Of those ten, I had only flown on Jet Blue, which isn’t really indicative of all of them; Jet Blue offers 24 channels of video at your seat, snacks, and all-new (purchased within the past four years) Airbus A320s, along with a Transcon/Northeast-Florida route structure. Kennedy Airport is their major hub.
As to the others, as travel professionals, we all book them in some fashion. I had indicated that it might be prudent and interesting to sample a majority of the others to see if all the gossip was true (“the seats are falling apart, flight attendants are rude, everyone of these is akin to riding the Lexington Avenue line in rush hour”) or not. It was a rather unique set of flights, which will be discussed here. For whatever reason, I could not fit Alaska Airlines into this trip; maybe the next time.
MAIDEN FLIGHT; SPIRIT FLIGHT #706 LGA—DETROIT(L.C. Smith Terminal)
11 May 2004
As I started the journey, there was much trepidation—people had been booked on Spirit before and they seemed all right with it. But, I thought, check-in would be at least an hour, the staff rude and unpleasant, the departure gate at LaGuardia cramped, crowded and unmanageable, and my airliner filled with rude people, littered with the detritus of a long torment
Guess what? Everything worked. Almost perfectly.
The oldest (1987) aircraft that I flew for the nine trips had a pleasant, newish blue interior, with flight attendants both young and older. The passengers consisted mostly of leisure travelers and families, with just a fewal “suits” to balance out the load. The MD87 had a somewhat balky air conditioning system that did not work too well on that hot May afternoon on the ground, but performed well at altitude.

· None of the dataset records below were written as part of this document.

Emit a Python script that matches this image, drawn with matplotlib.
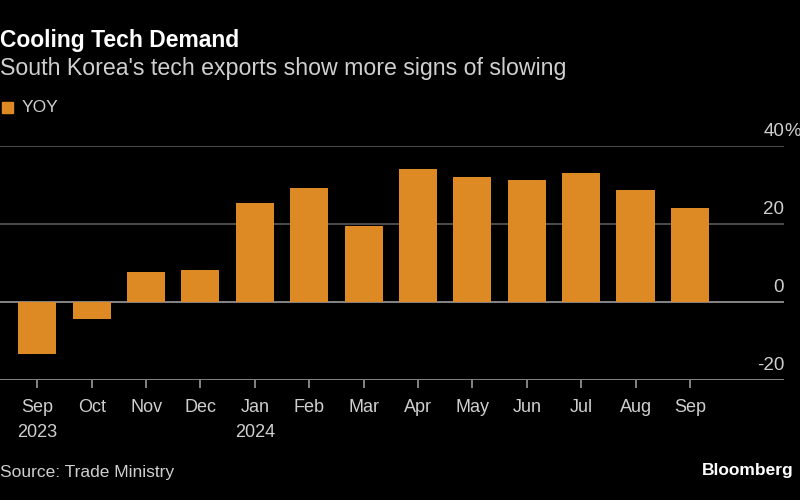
import matplotlib.pyplot as plt
import numpy as np

# Dados (variação anual, %)
meses = ["Sep", "Oct", "Nov", "Dec", "Jan", "Feb", "Mar",
         "Apr", "May", "Jun", "Jul", "Aug", "Sep"]
anos = {0: "2023", 4: "2024"}
yoy = [-13.4, -4.4, 7.7, 8.3, 25.5, 29.3, 19.4,
       34.1, 32.1, 31.4, 33.0, 28.7, 24.2]
y_ticks = [-20, 0, 20, 40]

laranja = "#DD8A25"
fundo = "black"
cinza_grade = "#5a5a5a"
cinza_texto = "#cfcfcf"

plt.rcParams['font.family'] = ['Liberation Sans', 'DejaVu Sans']

fig = plt.figure(figsize=(8, 5), dpi=100, facecolor=fundo)
ax = fig.add_axes([0.0, 0.24, 0.98, 0.468])
ax.set_facecolor(fundo)

x = np.arange(len(yoy))
ax.bar(x, yoy, width=0.70, color=laranja, zorder=3)

ax.set_xlim(-0.686, 13.73)
ax.set_ylim(-20, 40)

# Linhas de grade e rótulos do eixo y (acima de cada linha)
for v in y_ticks:
    cor = "#9a9a9a" if v in (0, -20) else cinza_grade
    ax.axhline(v, color=cor, linewidth=1.2, zorder=2)
    ax.annotate(f"{v}", xy=(1, v), xycoords=('axes fraction', 'data'),
                xytext=(0, 4), textcoords='offset points',
                ha='right', va='bottom', color=cinza_texto, fontsize=13.5,
                annotation_clip=False)
    if v == 40:
        ax.annotate("%", xy=(1, v), xycoords=('axes fraction', 'data'),
                    xytext=(0, 4), textcoords='offset points',
                    ha='left', va='bottom', color=cinza_texto, fontsize=13.5,
                    annotation_clip=False)

for s in ax.spines.values():
    s.set_visible(False)
ax.set_yticks([])

rotulos = [m + ("\n" + anos[i] if i in anos else "") for i, m in enumerate(meses)]
ax.set_xticks(x)
ax.set_xticklabels(rotulos, color=cinza_texto, fontsize=13, linespacing=1.55,
                   va='top')
ax.tick_params(axis='x', colors="#9a9a9a", length=6, width=1.2, pad=8,
               labelcolor=cinza_texto)

# Títulos
fig.text(0.0, 0.918, "Cooling Tech Demand", color="white",
         fontsize=16.5, fontweight='bold', ha='left', va='center')
fig.text(0.0, 0.862, "South Korea's tech exports show more signs of slowing",
         color=cinza_texto, fontsize=16.7, ha='left', va='center')

# Legenda
fig.patches.append(plt.Rectangle((0.003, 0.774), 0.013, 0.021,
                                 transform=fig.transFigure, color=laranja))
fig.text(0.027, 0.785, "YOY", color=cinza_texto, fontsize=12.5,
         ha='left', va='center')

# Rodapé
fig.text(0.0, 0.056, "Source: Trade Ministry", color=cinza_texto,
         fontsize=12.5, ha='left', va='center')
fig.text(0.992, 0.06, "Bloomberg", color="white", fontsize=12.5,
         fontweight='bold', ha='right', va='center')

fig.savefig("out.png", dpi=100, facecolor=fundo)
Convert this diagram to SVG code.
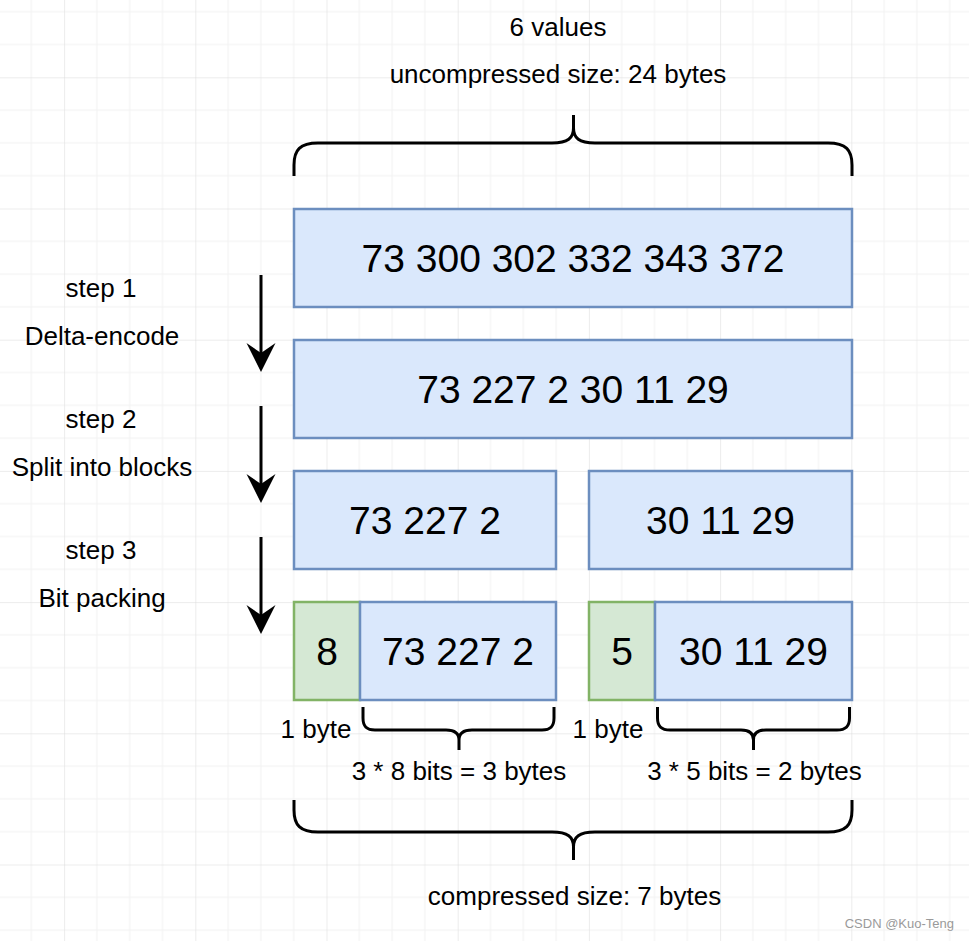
<svg xmlns="http://www.w3.org/2000/svg" width="969" height="941" viewBox="0 0 969 941">
  <defs>
    <pattern id="grid" patternUnits="userSpaceOnUse" x="64.1" y="77.3" width="131.2" height="131.2">
      <path d="M32.8,0 V131.2 M65.6,0 V131.2 M98.4,0 V131.2 M0,32.8 H131.2 M0,65.6 H131.2 M0,98.4 H131.2" stroke="#f2f2f2" stroke-width="1" fill="none"/>
      <path d="M0,0 V131.2 M0,0 H131.2" stroke="#dadada" stroke-width="1" fill="none"/>
    </pattern>
    <marker id="arrow" markerUnits="userSpaceOnUse" markerWidth="40" markerHeight="40" viewBox="-25 -20 40 40" refX="0" refY="0" orient="auto" overflow="visible">
      <path d="M10,0 L-19,-14.5 L-9,0 L-19,14.5 Z" fill="#000"/>
    </marker>
  </defs>
  <style>
    .blue { fill: #dae8fc; stroke: #6c8ebf; stroke-width: 2.5; }
    .green { fill: #d5e8d4; stroke: #82b366; stroke-width: 2.5; }
    .big { font-family: "Liberation Sans", Arial, sans-serif; font-size: 39px; fill: #000; text-anchor: middle; }
    .lbl { font-family: "Liberation Sans", Arial, sans-serif; font-size: 26px; fill: #000; text-anchor: middle; }
    .brace { fill: none; stroke: #000; stroke-width: 3; stroke-linejoin: round; }
    .conn { fill: none; stroke: #000; stroke-width: 3; }
  </style>
  <rect x="0" y="0" width="969" height="941" fill="#ffffff"/>
  <rect x="0" y="0" width="969" height="941" fill="url(#grid)"/>

  <g id="title">
    <text class="lbl" x="558" y="36">6 values</text>
    <text class="lbl" x="558" y="83">uncompressed size: 24 bytes</text>
  </g>

  <g id="brace-top">
    <path class="brace" d="M294,176 L294,165 C294,150 300,143 318,143 L552,143 C568,143 573.5,138 573.5,128 L573.5,115 M573.5,128 C573.5,138 579,143 595,143 L828,143 C846,143 852,150 852,165 L852,176"/>
  </g>

  <g id="box-values">
    <rect class="blue" x="294" y="209" width="558" height="98"/>
    <text class="big" x="573" y="272">73 300 302 332 343 372</text>
  </g>
  <g id="box-delta">
    <rect class="blue" x="294" y="340" width="558" height="98"/>
    <text class="big" x="573" y="403">73 227 2 30 11 29</text>
  </g>
  <g id="block-1">
    <rect class="blue" x="294" y="471" width="262" height="98"/>
    <text class="big" x="425" y="534">73 227 2</text>
  </g>
  <g id="block-2">
    <rect class="blue" x="589" y="471" width="263" height="98"/>
    <text class="big" x="720.5" y="534">30 11 29</text>
  </g>
  <g id="packed-1-width">
    <rect class="green" x="294" y="602" width="66" height="98"/>
    <text class="big" x="327" y="665">8</text>
  </g>
  <g id="packed-1-data">
    <rect class="blue" x="360" y="602" width="196" height="98"/>
    <text class="big" x="458" y="665">73 227 2</text>
  </g>
  <g id="packed-2-width">
    <rect class="green" x="589" y="602" width="66" height="98"/>
    <text class="big" x="622" y="665">5</text>
  </g>
  <g id="packed-2-data">
    <rect class="blue" x="655" y="602" width="197" height="98"/>
    <text class="big" x="753.5" y="665">30 11 29</text>
  </g>

  <g id="step-labels">
    <text class="lbl" x="101" y="297">step 1</text>
    <text class="lbl" x="102" y="345">Delta-encode</text>
    <text class="lbl" x="101" y="428">step 2</text>
    <text class="lbl" x="102" y="476">Split into blocks</text>
    <text class="lbl" x="101" y="559">step 3</text>
    <text class="lbl" x="102" y="607">Bit packing</text>
  </g>

  <g id="brace-small-1">
    <path class="brace" d="M363,707 L363,718 C363,726 366,730 375,730 L446,730 C455,730 459,734 459,740 L459,750 M459,740 C459,734 463,730 472,730 L542,730 C551,730 554,726 554,718 L554,707"/>
  </g>
  <g id="brace-small-2">
    <path class="brace" d="M657.5,707 L657.5,718 C657.5,726 661,730 670,730 L741,730 C750,730 753.5,734 753.5,740 L753.5,750 M753.5,740 C753.5,734 757,730 766,730 L837,730 C846,730 849.5,726 849.5,718 L849.5,707"/>
  </g>
  <g id="size-labels">
    <text class="lbl" x="316" y="738">1 byte</text>
    <text class="lbl" x="608" y="738">1 byte</text>
    <text class="lbl" x="459" y="780">3 * 8 bits = 3 bytes</text>
    <text class="lbl" x="754.5" y="780">3 * 5 bits = 2 bytes</text>
  </g>

  <g id="brace-bottom">
    <path class="brace" d="M294,800 L294,810 C294,825 300,832 318,832 L552,832 C568,832 573.5,837 573.5,847 L573.5,860 M573.5,847 C573.5,837 579,832 595,832 L828,832 C846,832 852,825 852,810 L852,800"/>
  </g>
  <g id="compressed">
    <text class="lbl" x="574.5" y="905">compressed size: 7 bytes</text>
  </g>

  <g id="connectors">
    <path class="conn" d="M261,275 L261,362" marker-end="url(#arrow)"/>
    <path class="conn" d="M261,406 L261,493" marker-end="url(#arrow)"/>
    <path class="conn" d="M261,537 L261,624" marker-end="url(#arrow)"/>
  </g>

  <g id="watermark">
    <text x="954" y="928" font-family="'Liberation Sans', Arial, sans-serif" font-size="13" fill="#9a9a9a" text-anchor="end">CSDN @Kuo-Teng</text>
  </g>
</svg>
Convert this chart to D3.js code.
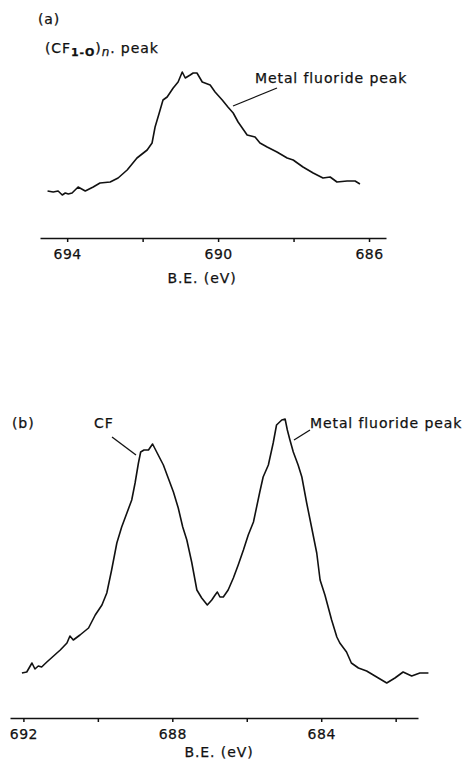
<!DOCTYPE html>
<html>
<head>
<meta charset="utf-8">
<title>XPS F1s spectra</title>
<script src="https://d3js.org/d3.v7.min.js"></script>
<style>
    body { margin: 0; background: #fff; }
    svg text { font-family: "DejaVu Sans", sans-serif; font-size: 14px; letter-spacing: 0.9px; fill: #111; stroke: #111; stroke-width: 0.25px; }
    .curve { fill: none; stroke: #111; stroke-width: 1.6; stroke-linejoin: round; }
    .axis path, .axis line { stroke: #111; stroke-width: 1.5; }
    .lead { stroke: #111; stroke-width: 1.3; }
</style>
</head>
<body>
<svg id="chart" width="466" height="761"></svg>
<script>
// panel (a): binding energy (eV) and intensity (arb. units)
const beA = [694.52, 694.37, 694.24, 694.13, 694.05, 693.97, 693.87, 693.71, 693.52, 693.31,
    693.13, 692.86, 692.65, 692.41, 692.15, 691.88, 691.75, 691.67, 691.56, 691.46,
    691.35, 691.19, 691.06, 690.95, 690.87, 690.74, 690.66, 690.56, 690.42, 690.21,
    690.08, 689.89, 689.74, 689.60, 689.47, 689.23, 689.02, 688.89, 688.70, 688.44,
    688.17, 688.01, 687.75, 687.48, 687.22, 687.03, 686.85, 686.58, 686.37, 686.24];
const intA = [47, 46, 47, 43, 45, 44, 45, 51, 47, 51,
    55, 56, 60, 68, 80, 88, 95, 111, 125, 138,
    141, 150, 156, 166, 160, 163, 165, 165, 156, 153,
    146, 138, 131, 125, 116, 103, 101, 95, 91, 86,
    80, 78, 71, 65, 60, 61, 56, 57, 57, 54];

// panel (b)
const beB = [692.04, 691.91, 691.77, 691.69, 691.60, 691.51, 691.37, 691.19, 691.01, 690.83,
    690.75, 690.66, 690.48, 690.25, 690.07, 689.89, 689.76, 689.63, 689.49, 689.36,
    689.22, 689.09, 689.00, 688.91, 688.85, 688.76, 688.64, 688.53, 688.42, 688.24,
    688.11, 687.97, 687.84, 687.72, 687.61, 687.48, 687.34, 687.21, 687.06, 686.94,
    686.85, 686.79, 686.72, 686.63, 686.50, 686.36, 686.23, 686.09, 685.96, 685.82,
    685.65, 685.56, 685.42, 685.29, 685.20, 685.06, 684.97, 684.91, 684.84, 684.75,
    684.62, 684.52, 684.39, 684.26, 684.12, 684.03, 683.90, 683.72, 683.58, 683.50,
    683.32, 683.19, 683.00, 682.78, 682.51, 682.24, 682.02, 681.80, 681.57, 681.35, 681.12];
const intB = [45, 46, 55, 49, 52, 51, 56, 62, 68, 75,
    82, 78, 83, 90, 103, 113, 125, 148, 175, 191,
    205, 218, 235, 255, 266, 268, 268, 274, 266, 253,
    240, 226, 210, 191, 178, 156, 128, 120, 113, 118,
    123, 126, 121, 121, 128, 140, 153, 168, 183, 196,
    226, 241, 253, 275, 293, 298, 299, 288, 278, 266,
    253, 241, 215, 191, 165, 138, 123, 98, 81, 75,
    66, 55, 50, 47, 41, 35, 40, 46, 42, 45, 45];

const ticksA = [694, 692, 690, 688, 686];
const labelsA = [694, 690, 686];
const ticksB = [692, 690, 688, 686, 684, 682];
const labelsB = [692, 688, 684];

const svg = d3.select("#chart");

function panel(cfg) {
    const x = d3.scaleLinear().domain(cfg.xDomain).range(cfg.xRange);
    const y = d3.scaleLinear().domain([0, cfg.yMax]).range([cfg.axisY, cfg.axisY - cfg.yMax]);

    const axis = d3.axisBottom(x)
        .tickValues(cfg.ticks)
        .tickSize(4)
        .tickSizeOuter(0)
        .tickPadding(7)
        .tickFormat(d => cfg.labels.includes(d) ? d : "");

    const g = svg.append("g")
        .attr("class", "axis")
        .attr("transform", `translate(0,${cfg.axisY})`)
        .call(axis);
    g.selectAll("text").style("font-size", "14px").style("letter-spacing", "0.5px");

    svg.append("text")
        .attr("x", cfg.titleX).attr("y", cfg.axisY + cfg.titleDy)
        .attr("text-anchor", "middle")
        .text("B.E. (eV)");

    const pts = cfg.be.map((b, i) => [b, cfg.val[i]]);
    svg.append("path")
        .attr("class", "curve")
        .attr("d", d3.line().x(d => x(d[0])).y(d => y(d[1]))(pts));
    return { x, y };
}

panel({ xDomain: [694.72, 685.55], xRange: [40, 386], axisY: 238, yMax: 170,
    ticks: ticksA, labels: labelsA, be: beA, val: intA, titleX: 202, titleDy: 45 });
panel({ xDomain: [692.36, 681.40], xRange: [10, 418], axisY: 718, yMax: 300,
    ticks: ticksB, labels: labelsB, be: beB, val: intB, titleX: 219, titleDy: 39 });

// labels, panel (a)
svg.append("text").attr("x", 38).attr("y", 24).text("(a)");
const cf = svg.append("text").attr("x", 45).attr("y", 53);
cf.append("tspan").text("(CF");
cf.append("tspan").attr("font-size", 11).attr("font-weight", "bold").attr("dy", 3).text("1-O");
cf.append("tspan").attr("dy", -3).text(")");
cf.append("tspan").attr("font-size", 12).attr("font-style", "italic").attr("dy", 3).text("n");
cf.append("tspan").attr("dy", -3).text(". peak");

svg.append("text").attr("x", 255).attr("y", 83).text("Metal fluoride peak");
svg.append("line").attr("class", "lead").attr("x1", 233).attr("y1", 106).attr("x2", 277).attr("y2", 88);

// labels, panel (b)
svg.append("text").attr("x", 12).attr("y", 428).text("(b)");
svg.append("text").attr("x", 94).attr("y", 428).text("CF");
svg.append("line").attr("class", "lead").attr("x1", 112).attr("y1", 437).attr("x2", 136).attr("y2", 455);
svg.append("text").attr("x", 310).attr("y", 428).text("Metal fluoride peak");
svg.append("line").attr("class", "lead").attr("x1", 294).attr("y1", 440).attr("x2", 310).attr("y2", 430);
</script>
</body>
</html>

The cuisine? The almost ubiquitous pretzels. One thing about the LCA’s food -- if available, it must be paid for (except for Frontier) and, sometimes, you have to bring your own.
Arrival in Detroit on the 1-hour-20-minute flight was an astonishing 25 minutes -- early. Spirit, along with most of the other Detroit Airline Community does not use the new MacNamara Terminal, but the stuck-in-the-60’s L.C. Smith Terminal which, while clean, seemed to be the least pleasant. I do remember being in that same terminal 35 years ago, and it looks like nothing had changed. However, unpleasant surprises like this were the exception for the five days.